* [WRITTEN EXERCISE] Pictures in the entries below are excluded; copy only the lines from the one containing "Convert this chart" to the one containing "import * as", both included.

* [MATERIALS PROVIDED]
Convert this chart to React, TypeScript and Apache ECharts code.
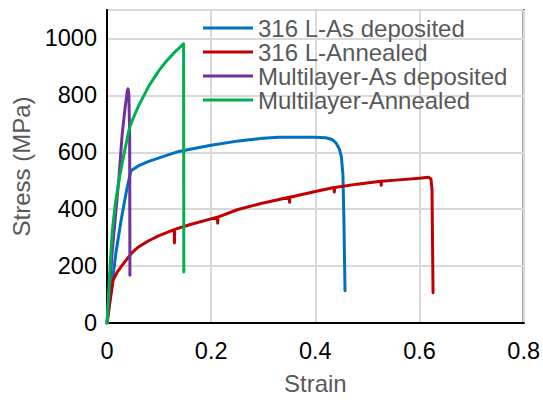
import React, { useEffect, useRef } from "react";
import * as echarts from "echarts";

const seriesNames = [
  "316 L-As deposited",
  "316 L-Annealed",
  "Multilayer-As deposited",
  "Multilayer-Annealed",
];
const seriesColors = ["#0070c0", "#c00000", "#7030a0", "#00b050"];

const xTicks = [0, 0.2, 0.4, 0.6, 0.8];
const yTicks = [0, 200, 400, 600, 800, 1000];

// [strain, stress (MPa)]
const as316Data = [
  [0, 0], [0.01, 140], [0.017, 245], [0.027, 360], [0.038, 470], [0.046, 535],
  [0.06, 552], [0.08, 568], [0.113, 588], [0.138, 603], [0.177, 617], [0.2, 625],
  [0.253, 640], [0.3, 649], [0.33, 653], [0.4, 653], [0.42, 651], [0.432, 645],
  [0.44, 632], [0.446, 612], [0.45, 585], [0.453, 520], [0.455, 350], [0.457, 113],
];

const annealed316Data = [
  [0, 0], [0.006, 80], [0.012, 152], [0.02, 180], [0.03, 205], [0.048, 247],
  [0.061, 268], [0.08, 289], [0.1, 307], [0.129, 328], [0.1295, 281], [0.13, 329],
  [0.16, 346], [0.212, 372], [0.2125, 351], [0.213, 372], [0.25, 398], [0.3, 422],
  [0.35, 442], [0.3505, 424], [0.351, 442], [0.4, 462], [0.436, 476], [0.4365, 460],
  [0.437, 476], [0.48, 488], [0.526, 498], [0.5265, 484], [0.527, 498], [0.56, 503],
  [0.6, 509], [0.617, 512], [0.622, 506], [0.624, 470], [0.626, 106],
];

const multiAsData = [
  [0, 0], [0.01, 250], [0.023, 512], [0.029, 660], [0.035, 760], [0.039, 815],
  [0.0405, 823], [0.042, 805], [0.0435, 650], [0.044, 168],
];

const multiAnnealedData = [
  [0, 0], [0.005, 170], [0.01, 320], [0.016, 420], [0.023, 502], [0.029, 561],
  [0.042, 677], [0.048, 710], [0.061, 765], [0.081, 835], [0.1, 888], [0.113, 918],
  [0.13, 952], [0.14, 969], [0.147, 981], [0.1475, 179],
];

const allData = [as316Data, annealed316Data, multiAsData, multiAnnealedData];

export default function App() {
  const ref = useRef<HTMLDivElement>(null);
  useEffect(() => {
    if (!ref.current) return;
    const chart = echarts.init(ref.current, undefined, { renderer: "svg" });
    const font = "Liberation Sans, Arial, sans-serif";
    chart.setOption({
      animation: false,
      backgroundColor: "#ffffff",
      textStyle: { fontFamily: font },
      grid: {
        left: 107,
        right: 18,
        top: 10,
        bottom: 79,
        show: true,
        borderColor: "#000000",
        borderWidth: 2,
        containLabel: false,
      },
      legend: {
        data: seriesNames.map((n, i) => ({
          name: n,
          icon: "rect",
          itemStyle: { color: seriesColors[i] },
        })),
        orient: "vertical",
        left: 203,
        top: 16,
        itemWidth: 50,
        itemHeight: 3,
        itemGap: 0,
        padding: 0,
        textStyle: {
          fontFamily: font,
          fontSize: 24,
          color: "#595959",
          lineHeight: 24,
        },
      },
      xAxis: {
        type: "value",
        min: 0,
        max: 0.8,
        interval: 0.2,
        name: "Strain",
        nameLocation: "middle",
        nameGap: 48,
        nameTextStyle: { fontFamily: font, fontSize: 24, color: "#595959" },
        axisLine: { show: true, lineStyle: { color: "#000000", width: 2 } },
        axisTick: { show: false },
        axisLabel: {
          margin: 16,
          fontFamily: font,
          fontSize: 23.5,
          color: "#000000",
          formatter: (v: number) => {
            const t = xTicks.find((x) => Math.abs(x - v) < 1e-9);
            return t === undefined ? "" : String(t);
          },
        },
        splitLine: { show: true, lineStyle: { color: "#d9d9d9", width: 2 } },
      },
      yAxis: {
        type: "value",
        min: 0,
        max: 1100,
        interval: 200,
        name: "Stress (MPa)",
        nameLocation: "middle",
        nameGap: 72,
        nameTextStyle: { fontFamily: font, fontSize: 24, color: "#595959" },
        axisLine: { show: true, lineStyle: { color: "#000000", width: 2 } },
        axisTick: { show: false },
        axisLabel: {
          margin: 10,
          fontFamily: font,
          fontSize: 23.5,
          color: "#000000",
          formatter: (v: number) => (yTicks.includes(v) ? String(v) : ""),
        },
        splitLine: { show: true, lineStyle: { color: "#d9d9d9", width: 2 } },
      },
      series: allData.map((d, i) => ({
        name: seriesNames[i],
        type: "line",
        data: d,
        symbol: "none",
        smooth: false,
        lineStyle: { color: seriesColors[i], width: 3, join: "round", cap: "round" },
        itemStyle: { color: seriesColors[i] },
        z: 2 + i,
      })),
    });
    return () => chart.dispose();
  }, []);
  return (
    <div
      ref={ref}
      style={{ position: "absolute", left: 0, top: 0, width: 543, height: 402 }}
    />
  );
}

==

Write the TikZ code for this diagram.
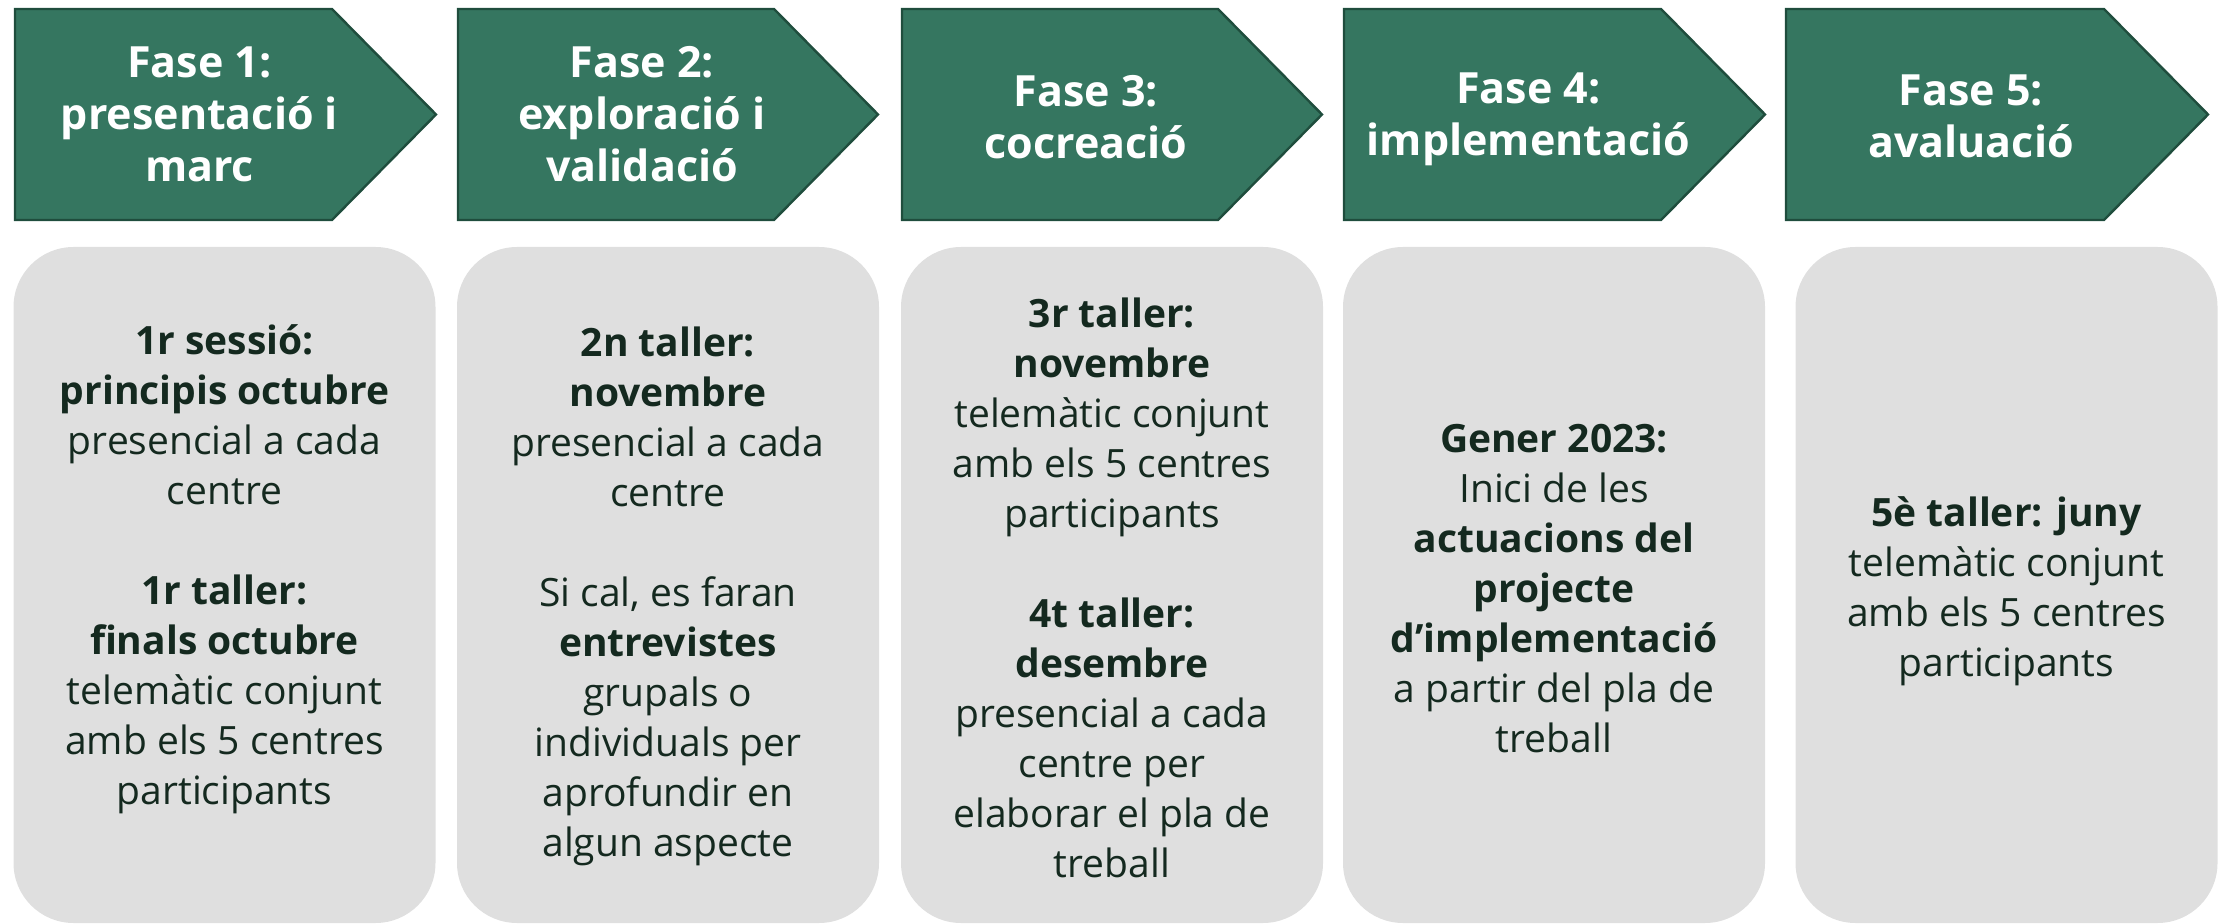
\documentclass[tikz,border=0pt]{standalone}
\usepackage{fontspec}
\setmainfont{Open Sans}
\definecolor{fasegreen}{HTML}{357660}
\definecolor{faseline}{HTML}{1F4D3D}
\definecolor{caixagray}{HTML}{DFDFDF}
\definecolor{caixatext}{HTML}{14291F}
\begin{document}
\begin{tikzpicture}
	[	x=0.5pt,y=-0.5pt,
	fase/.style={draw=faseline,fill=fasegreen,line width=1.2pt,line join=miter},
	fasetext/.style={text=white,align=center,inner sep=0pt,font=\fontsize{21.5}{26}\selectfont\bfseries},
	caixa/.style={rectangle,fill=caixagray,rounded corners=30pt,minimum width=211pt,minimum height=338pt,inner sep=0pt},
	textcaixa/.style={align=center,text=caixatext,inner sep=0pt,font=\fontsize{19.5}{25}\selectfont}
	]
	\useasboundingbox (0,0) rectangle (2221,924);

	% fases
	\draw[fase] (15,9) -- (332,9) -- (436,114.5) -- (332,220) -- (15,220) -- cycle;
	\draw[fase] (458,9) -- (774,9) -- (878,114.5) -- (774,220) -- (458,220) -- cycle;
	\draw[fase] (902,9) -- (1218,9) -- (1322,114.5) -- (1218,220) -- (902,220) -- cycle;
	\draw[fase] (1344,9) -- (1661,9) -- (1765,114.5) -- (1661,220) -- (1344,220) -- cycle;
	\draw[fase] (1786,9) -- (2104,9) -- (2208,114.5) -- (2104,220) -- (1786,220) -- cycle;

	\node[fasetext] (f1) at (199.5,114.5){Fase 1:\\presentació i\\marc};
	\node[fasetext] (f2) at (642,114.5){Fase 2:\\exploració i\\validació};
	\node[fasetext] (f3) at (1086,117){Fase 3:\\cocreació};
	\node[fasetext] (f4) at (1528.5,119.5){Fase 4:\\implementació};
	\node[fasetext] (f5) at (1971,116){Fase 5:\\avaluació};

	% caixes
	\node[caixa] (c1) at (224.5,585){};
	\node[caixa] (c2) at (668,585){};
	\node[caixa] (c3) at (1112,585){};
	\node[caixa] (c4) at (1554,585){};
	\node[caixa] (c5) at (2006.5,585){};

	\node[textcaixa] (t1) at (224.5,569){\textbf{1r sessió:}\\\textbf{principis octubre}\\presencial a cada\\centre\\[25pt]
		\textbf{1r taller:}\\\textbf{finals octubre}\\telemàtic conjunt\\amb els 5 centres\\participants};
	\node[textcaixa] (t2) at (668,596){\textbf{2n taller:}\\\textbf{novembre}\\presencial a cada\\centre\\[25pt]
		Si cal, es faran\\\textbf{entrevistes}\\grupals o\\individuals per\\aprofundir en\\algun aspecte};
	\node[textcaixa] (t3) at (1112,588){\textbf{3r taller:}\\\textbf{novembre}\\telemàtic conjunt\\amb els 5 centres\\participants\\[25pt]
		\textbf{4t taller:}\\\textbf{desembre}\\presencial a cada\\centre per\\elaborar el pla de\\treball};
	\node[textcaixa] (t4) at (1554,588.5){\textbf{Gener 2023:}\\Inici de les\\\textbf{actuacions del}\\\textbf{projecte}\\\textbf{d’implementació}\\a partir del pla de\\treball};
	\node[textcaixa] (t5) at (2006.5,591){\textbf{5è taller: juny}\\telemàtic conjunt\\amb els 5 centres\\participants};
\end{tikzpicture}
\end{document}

* [CORRECT OUTPUT]
Convert this chart to React, TypeScript and Apache ECharts code.
import React, { useEffect, useRef } from "react";
import * as echarts from "echarts";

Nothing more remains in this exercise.